Jerry Simonson, JEM alum, on a recent trip to cover the war in Ukraine.
If you want to hear riveting tales of what it’s like to be a photojournalist covering breaking global news, Jerry Simonson (’91) has almost 30 years’ worth. Whether it’s about the time he grabbed exclusive footage of hostages during the Iraq war or the challenges of uploading video during the immediate aftermath of Hurricane Katrina, Simonson can recount highlights from his career as if they happened yesterday. He is still a senior photojournalist for CNN, so some of his stories are quite literally from yesterday.
“The exciting thing for me about journalism is being dropped in somewhere like Haiti and you have to figure out what’s going on and get right to work,” he said. “I don’t live a normal life, this is not a normal life at all. I leave every day and there’s a suitcase in my car and I say goodbye to my wife; and I may be back in a month, I may be back that night. It’s not for everybody, but for me, that’s where it’s at.”
Simonson got his first taste of broadcast journalism at Alcoa High School, which had a small broadcasting department that taught him camera work. That led him to exploring what the University of Tennessee, Knoxville, had to offer; when he saw the broadcasting set-up that now-retired School of Journalism and Electronic Media Professor Sam Swan had set up, he decided UT was the right choice.
As a student, Simonson chased every hands-on work opportunity he could. Among those were an internship with WBIR- TV on The Heartland Series (a creative documentary project) and shooting footage for UT Athletics. One of his best pieces of advice to any current College of Communication and Information student is to pursue every chance they have to do real-world work before graduating.
“Go to your classes, make good grades, but try to plug yourself in anywhere to get that experience—find people doing the work you want to do, and tap into them,” he said. “Do an internship your sophomore, junior, and senior year; find somebody out there in the real world and shadow them and get that experience.”

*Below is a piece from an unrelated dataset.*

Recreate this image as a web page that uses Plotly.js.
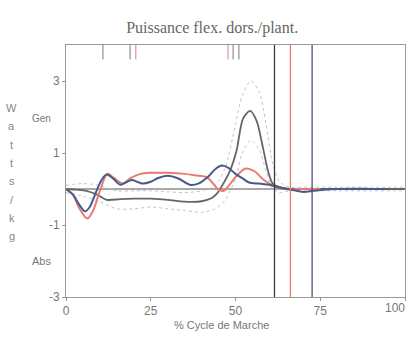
<!DOCTYPE html>
<html>
<head>
<meta charset="utf-8">
<script src="https://cdn.plot.ly/plotly-3.0.1.min.js"></script>
<style>html,body{margin:0;padding:0;background:#fff;}#chart{width:408px;height:337px;}</style>
</head>
<body>
<div id="chart"></div>
<script>
// Blue (patient, side 1)
const blueX = [0, 2, 4, 5.6, 7, 9, 10.5, 12, 14, 16, 18, 19.5, 21, 22.5, 25, 27, 30, 33, 36.5, 39, 42, 44, 46, 48, 50, 52, 54, 57, 60, 61.5, 64, 67, 70, 73, 76, 80, 85, 90, 95];
const blueY = [0, -0.15, -0.45, -0.62, -0.5, -0.05, 0.25, 0.4, 0.28, 0.12, 0.2, 0.25, 0.2, 0.15, 0.2, 0.3, 0.37, 0.3, 0.12, 0.15, 0.35, 0.55, 0.65, 0.58, 0.42, 0.3, 0.18, 0.15, 0.12, 0.08, 0.02, -0.03, -0.08, -0.05, -0.02, 0, 0.01, 0, 0];
// Red (patient, side 2)
const redX = [0, 2, 4, 6.3, 8, 10, 12.2, 14, 16.8, 19, 22, 25, 30, 35, 38, 41.5, 43.4, 45, 46.5, 48.5, 50.5, 53, 55.5, 58, 60, 62, 65, 70, 75];
const redY = [0, -0.15, -0.55, -0.82, -0.6, -0.05, 0.42, 0.32, 0.15, 0.3, 0.42, 0.45, 0.45, 0.42, 0.38, 0.33, 0.15, -0.02, -0.05, 0.15, 0.38, 0.57, 0.5, 0.28, 0.15, 0.05, 0, 0, 0];
// Normal mean
const normX = [0, 3, 6, 9, 12, 16, 20, 25, 30, 35, 40, 43, 44.5, 46.4, 48.4, 50.3, 52.2, 54.3, 56.2, 58.1, 59.6, 61, 63, 66, 70, 75, 80, 90, 100];
const normY = [0, -0.02, -0.05, -0.15, -0.3, -0.28, -0.27, -0.27, -0.3, -0.35, -0.34, -0.25, -0.13, 0.15, 0.51, 1.06, 1.95, 2.17, 1.9, 1.15, 0.5, 0.15, 0.05, 0, 0, 0, 0, 0, 0];
// Normal band (upper / lower)
const bandX = [0, 5, 10, 15, 20, 25, 30, 35, 40, 44, 47, 50, 52, 54.5, 57, 59, 61, 63, 66, 70, 80, 90, 100];
const bandUpper = [0.1, 0.15, 0.1, -0.05, -0.05, -0.05, -0.08, -0.1, -0.05, 0.1, 0.6, 1.8, 2.6, 3.0, 2.7, 1.8, 0.7, 0.2, 0.05, 0.05, 0.05, 0.05, 0.05];
const bandLower = [-0.1, -0.2, -0.35, -0.55, -0.55, -0.5, -0.55, -0.6, -0.65, -0.55, -0.3, 0.3, 1.0, 1.35, 1.1, 0.5, 0.0, -0.1, -0.05, -0.05, -0.05, -0.05, -0.05];
// Event markers
const toeOffX = [61.5, 66.2, 72.6];
const toeOffColors = ['#3a3a3a', '#e87a72', '#4a5578'];
const footEventX = [10.9, 18.9, 20.6, 47.8, 49.3, 51];
const footEventColors = ['#777', '#777', '#e87a72', '#e87a72', '#777', '#777'];
const xTicks = [0, 25, 50, 75, 100];
const yTicks = [-3, -1, 1, 3];
const yLetters = ['W', 'a', 't', 't', 's', '/', 'k', 'g'];

const traces = [
  {x: bandX, y: bandUpper, mode: 'lines', line: {color: '#c4c4c4', width: 1, dash: 'dot', shape: 'spline', smoothing: 0.8}, hoverinfo: 'skip'},
  {x: bandX, y: bandLower, mode: 'lines', line: {color: '#c4c4c4', width: 1, dash: 'dot', shape: 'spline', smoothing: 0.8}, hoverinfo: 'skip'},
  {x: normX, y: normY, mode: 'lines', line: {color: '#666666', width: 1.8, shape: 'spline', smoothing: 0.8}},
  {x: redX, y: redY, mode: 'lines', line: {color: '#e87a72', width: 2, shape: 'spline', smoothing: 0.9}},
  {x: blueX, y: blueY, mode: 'lines', line: {color: '#4a5a88', width: 2, shape: 'spline', smoothing: 0.9}}
];

const shapes = [
  {type: 'line', xref: 'x', yref: 'y', x0: 0, x1: 100, y0: 0, y1: 0, line: {color: '#555', width: 1.2}, layer: 'below'}
];
toeOffX.forEach((v, i) => shapes.push({type: 'line', xref: 'x', yref: 'y', x0: v, x1: v, y0: -3, y1: 4, line: {color: toeOffColors[i], width: 1.3}}));
footEventX.forEach((v, i) => shapes.push({type: 'line', xref: 'x', yref: 'y', x0: v, x1: v, y0: 4, y1: 3.6, line: {color: footEventColors[i], width: 1}}));

const annotations = [
  {text: 'Gen', xref: 'paper', yref: 'y', x: -0.072, y: 1.95, xanchor: 'center', showarrow: false, font: {family: 'Liberation Sans', size: 10, color: '#777'}},
  {text: 'Abs', xref: 'paper', yref: 'y', x: -0.072, y: -2.0, xanchor: 'center', showarrow: false, font: {family: 'Liberation Sans', size: 11, color: '#777'}},
  {text: '% Cycle de Marche', xref: 'paper', yref: 'paper', x: 0.46, y: -0.111, xanchor: 'center', yanchor: 'middle', showarrow: false, font: {family: 'Liberation Sans', size: 11, color: '#777'}},
  {text: String(xTicks[4]), xref: 'x', yref: 'paper', x: xTicks[4], xshift: 2, y: -0.045, xanchor: 'right', yanchor: 'middle', showarrow: false, font: {family: 'Liberation Sans', size: 12, color: '#777'}}
];
yLetters.forEach((ch, i) => annotations.push({text: ch, xref: 'paper', yref: 'paper', x: -0.16, y: (297 - (108 + i * 18.3)) / 252, xanchor: 'center', yanchor: 'middle', showarrow: false, font: {family: 'Liberation Sans', size: 11, color: '#888'}}));

const layout = {
  width: 408, height: 337,
  margin: {l: 66, r: 3, t: 45, b: 40},
  paper_bgcolor: '#fff', plot_bgcolor: '#fff',
  showlegend: false,
  title: {text: 'Puissance flex. dors./plant.', x: 0.52, xanchor: 'center', y: 0.92, yanchor: 'middle', font: {family: 'Liberation Serif', size: 16, color: '#666'}},
  xaxis: {range: [0, 100], tickvals: xTicks, ticktext: xTicks.map(String), showgrid: false, zeroline: false, showline: true, mirror: true, linecolor: '#999', linewidth: 1, ticks: 'outside', ticklen: 3, tickcolor: '#999', tickfont: {family: 'Liberation Sans', size: 12, color: '#777'}},
  yaxis: {range: [-3, 4], tickvals: yTicks, ticktext: yTicks.map(String), showgrid: false, zeroline: false, showline: true, mirror: true, linecolor: '#999', linewidth: 1, ticks: 'outside', ticklen: 3, tickcolor: '#999', tickfont: {family: 'Liberation Sans', size: 12, color: '#777'}},
  shapes: shapes,
  annotations: annotations
};

Plotly.newPlot('chart', traces, layout, {displayModeBar: false, staticPlot: true});
</script>
</body>
</html>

Simonson credits his own tendency to be “bullish” for landing him an internship and subsequent full-time position at CNN in Atlanta. He went to drop off his resume and was quickly told that they receive thousands of such resumes a month—that’s when he called upon the Volunteer network and had current senior director of VFL Films Barry Rice get in touch with a sports producer at CNN named Bill Galvin, who in turn connected Simonson with the person who ran the internships program at the network. He had an internship there by the next day, which he worked at without pay for eight months until they hired him into the video journalist program.
He put in his dues ripping scripts (a term used to describe the process of taking scripts off the printer, collating them, and distributing them to various people on the broadcasting team), dealing with the teleprompter, and floor directing. Doing the grunt work paid off in more ways than one: he actually met his wife 30 years ago at the teleprompter controls, and he was eventually promoted to an editor position. But Simonson knew where he belonged, and his editing job brought that to the forefront of his mind.
“When I was editing, I was taking in a lot of feeds from places like Bosnia, and I was jonesing to get into the field. But my boss said, ‘You got to wait.’,” he recounted. “Then the Oklahoma bombing happened in ’95, and when that happened, my boss said, ‘Can you get on a plane in two hours?’ and I said yeah. I was there for two weeks.”
While covering the bombing, Simonson made connections with the Miami CNN bureau, which led to him getting a job there in 1996 as a sound tech and editor. That’s when his trips across the country and the world began, and he found himself in many different places and scenarios that are unique to the job.
“I do a little bit of everything. I went back to Iraq in 2007, to Haiti after the earthquake in 2010, and I just recently went to Poland and Ukraine back in the spring for the war. I’ve done entertainment, sports, everything from the locker room for the Stanley Cup, to the World Series, Super Bowls, a little bit of everything. I just covered the hurricane in Florida, and I’ve probably done 50-60 hurricanes,” he said. “I don’t think it’s for everybody, but it’s somewhat addicting; when anything big happens, there’s a certain group of people who end up there, and you want to be there, no matter the difficulties.”
Not only has Simonson weathered literal storms in the course of his work, but he’s also always acclimating to the fast-changing technology that is a required part of being a broadcast journalist. Gone are the days of sitting under a truck in Iraq for an entire night using two satellite dishes with a 256K modem and losing connection repeatedly until his footage finally uploaded—now he can use LiveU technology that combines six SIM cards to link into the cellular system and provide a broadcast-quality signal. Technology may make some things easier, but it also demands more skill-learning and expectations of even faster turnaround, he noted.
Even though a lot has changed over the years, Simonson said the core tenets of journalism have always stayed the same. He’s excited about all the opportunities this next generation of journalists have at their fingertips, with new platforms and tech, but said students and new graduates need to keep in mind that a strong foundation will carry you through a journalism career.
“It doesn’t matter what camera or what platform or streaming service you have, you have to be a good storyteller and put the story together in a way that is compelling. If you don’t know the fundamentals, you’re not going to win the game,” he said.